Dark fiber is fiber optic cable that is in place but not carrying an active service until optical equipment is connected. Instead of buying a fixed bandwidth service, you reserve the fiber path and decide how to light it.

Where it fits

  • Long-term private backbone segments
  • Organizations that want control over optics and capacity
  • High-growth routes where 10G today may become 100G or 400G later
  • Private paths to interconnection points, IX ports, carrier meet points, or cloud on-ramps

What we'll talk through with you

  • Which exact endpoints or meet points need to be connected?
  • Do you need one fiber pair, multiple pairs, or route diversity?
  • Who will light the fiber and monitor the optics?
  • Do you need an IRU structure, monthly service, or a blended build model?
  • What restoration, maintenance, and access expectations matter?
Important context Dark fiber gives the most control, but it also moves more responsibility to the customer unless Quad State Internet is operating the optical layer for you.
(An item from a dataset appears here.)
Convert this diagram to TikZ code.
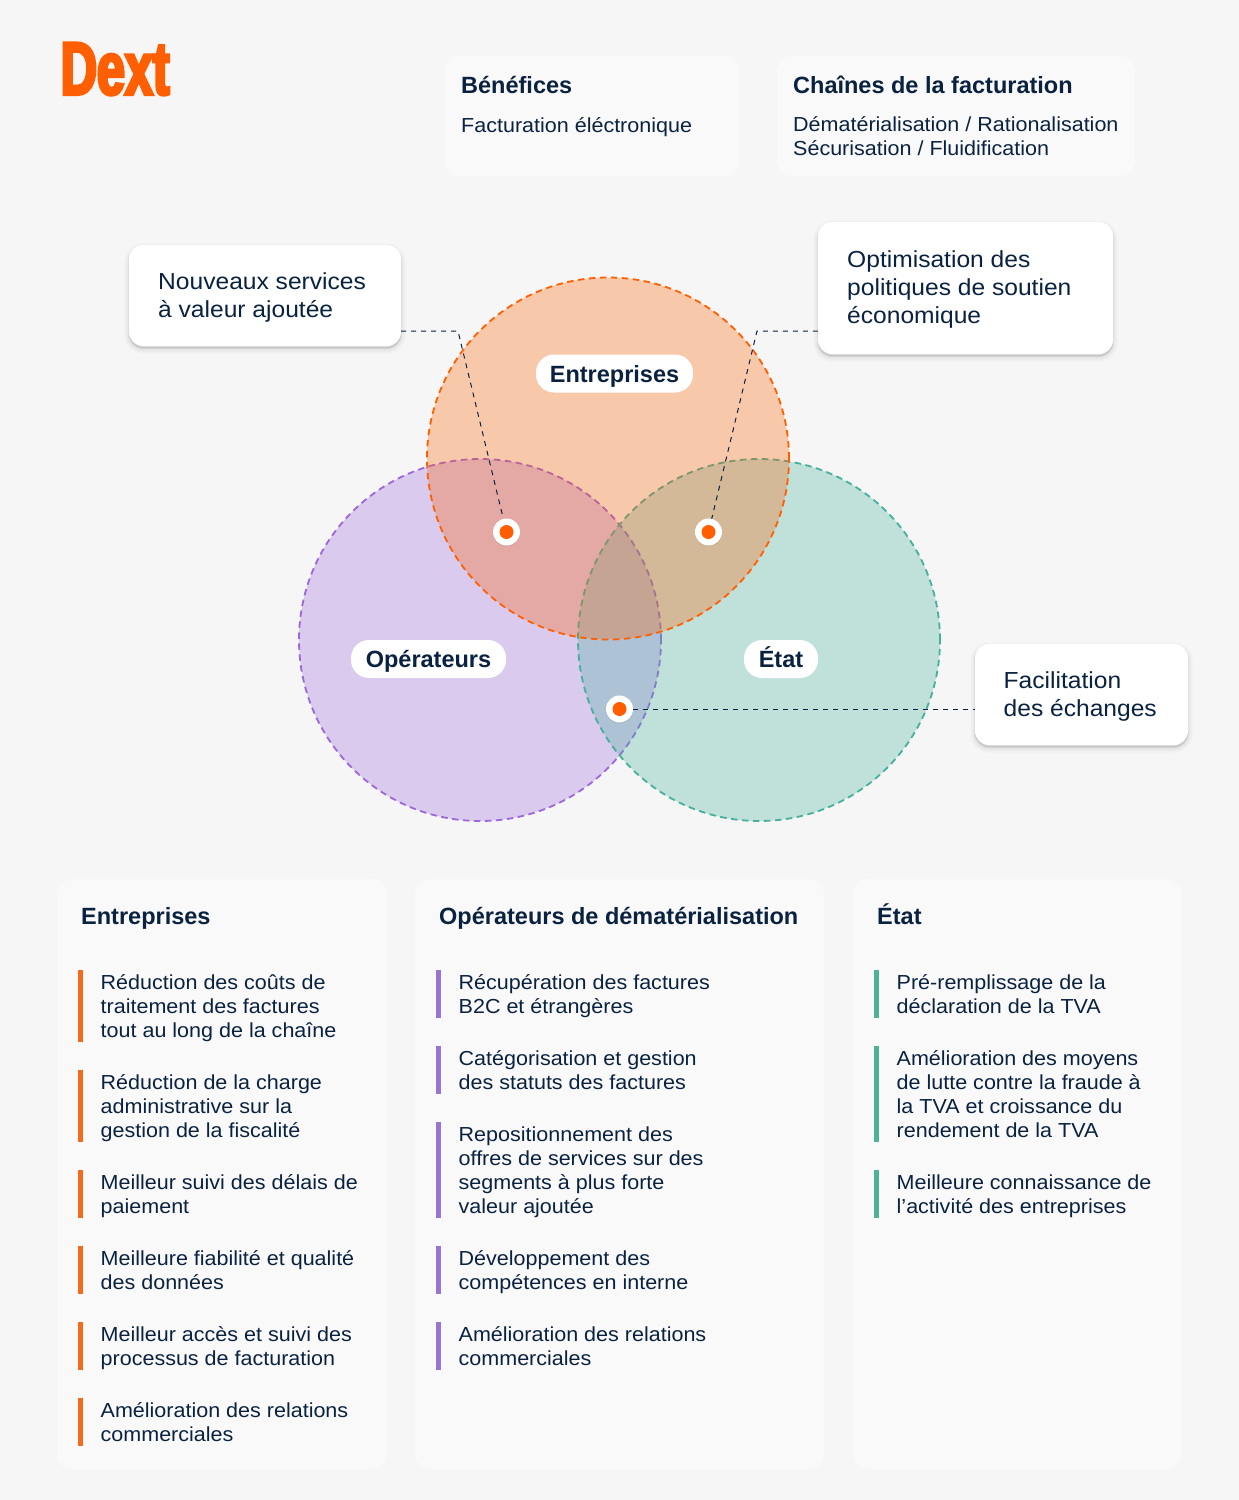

How it shows up in a real project

A carrier needs a private path from a regional facility to an exchange port. Quad State Internet builds or coordinates the route, provides a fiber pair under an IRU, and can also support the optical turn-up if needed.

Learn the goal

We start by translating the business need into endpoints, capacity, term, resiliency, and support expectations.

Map the meet points

We identify carrier meet points, IX ports, cloud on-ramps, colocation footprints, or private handoffs that matter.

Choose the model

The answer may be DIA, IP Transit, Type II access, dark fiber, wavelength, IRU, managed transport, or a blend.

Build the path

Quad State Internet can build, coordinate, light, monitor, document, and support the route after turn-up.